Reputation: 793
I am going through some examples in a book I have and I have come to something I've never seen before nor understand:
scanf("%d-%d-%d-%d-%d", &prefix, &group, &publisher, &item, &check_digit);
This code is part of a program that asks the user to enter their ISBN number of a book and later on breaks down the ISBN into Prefix = x
, Group = y
, etc..
I have NEVER seen the hypens between the %d
's. Does anyone see any point in this??
Thanks
Upvotes: 3
Views: 351
Reputation: 80031
scanf
takes a format string, so it's about what input it expects to see for input. The hyphens are for actual hyphens in the input. 1-2-3-4-5-6
would be valid input for this call, and give you prefix=1
, group=2
, etc.
Upvotes: 1
Reputation: 12960
It parses 5 numbers (matched by %d
) with a dash between each two (the -
). Each number is saved to a variable passed in as argument. See the manual for scanf
and printf
under Conversions
.
Upvotes: 1
Reputation: 79910
The represent the actual parts of the string to be scanned.

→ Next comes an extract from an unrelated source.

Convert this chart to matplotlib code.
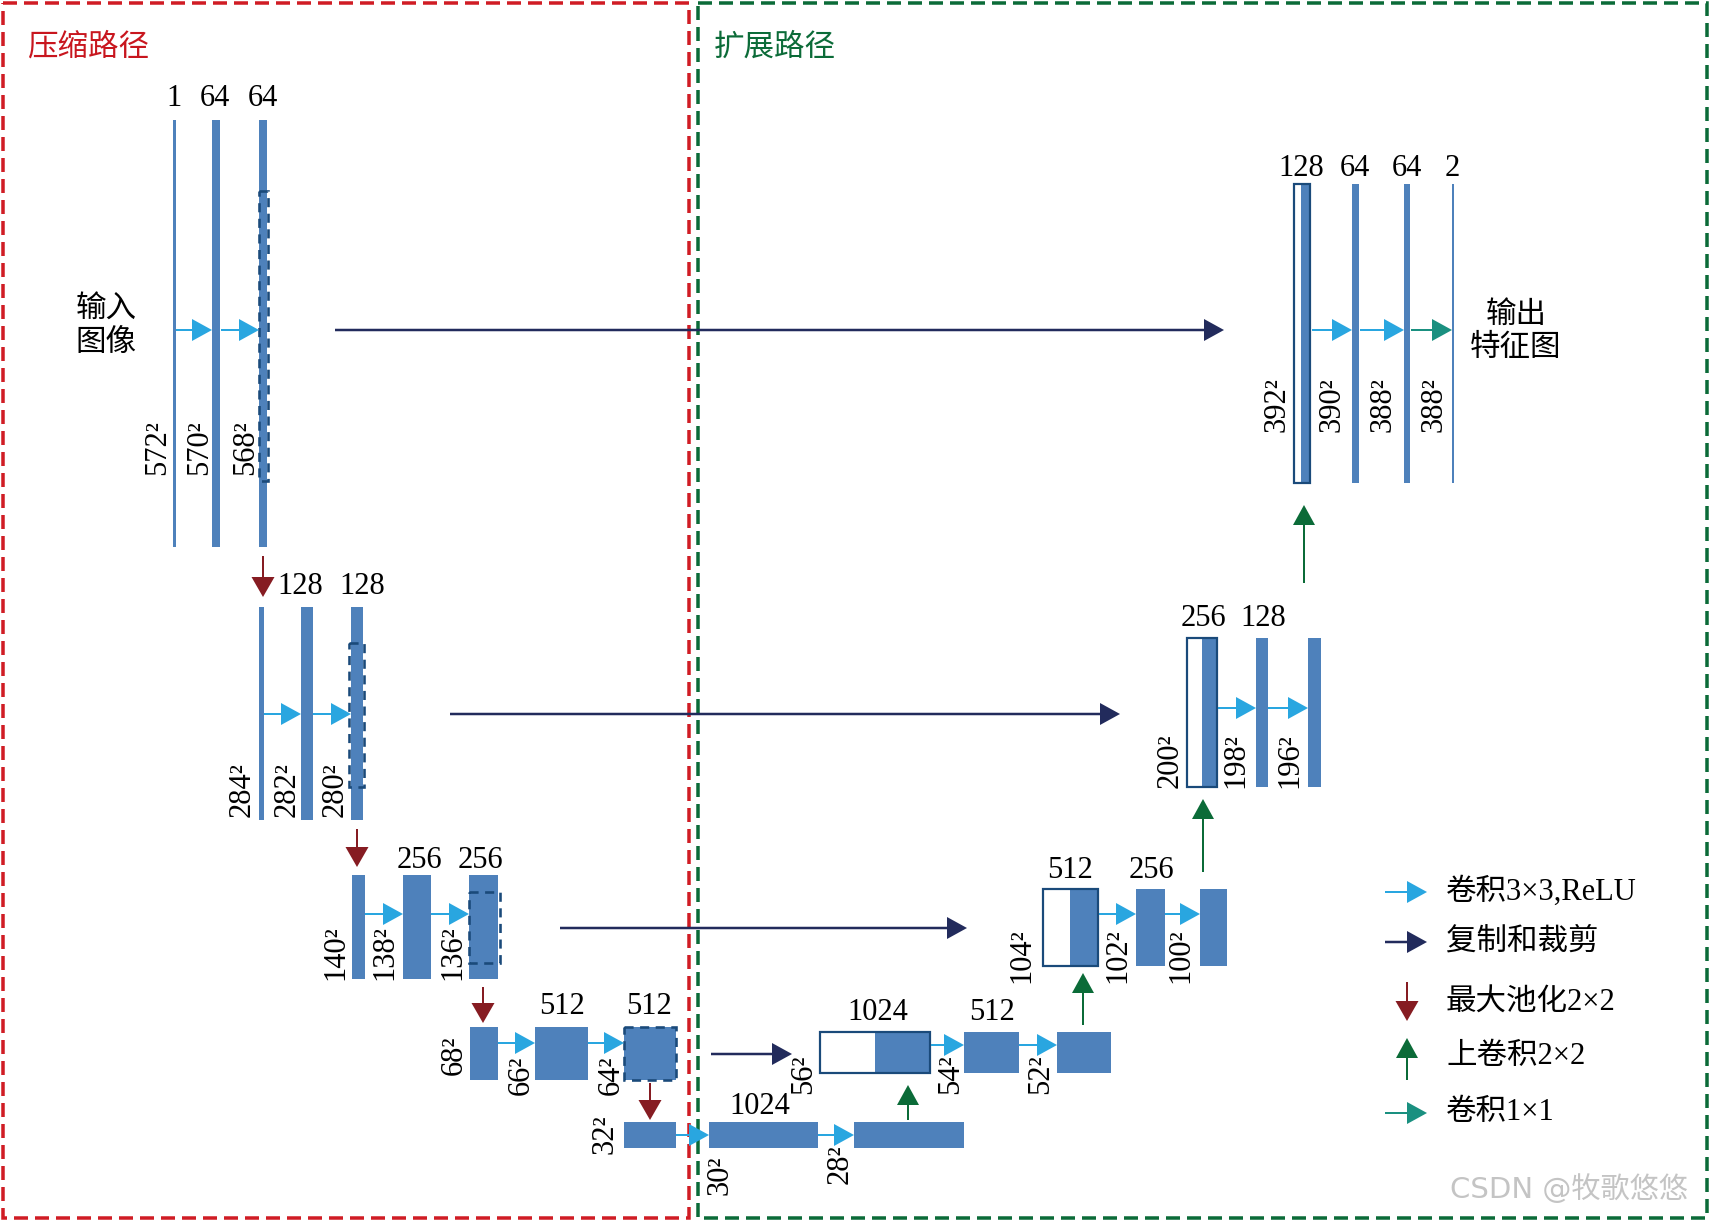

For example your "%d-%d-%d-%d-%d"
would work with something like "10-56-666-1-90"
.
Upvotes: 3
Reputation: 131867
"Pattern matching". If the input doesn't fit the specified pattern (also called format), it fails. So if you input anything else than INT-INT-INT-INT-INT
(where INT
is a placeholder for an integer you input), the input would be considered invalid.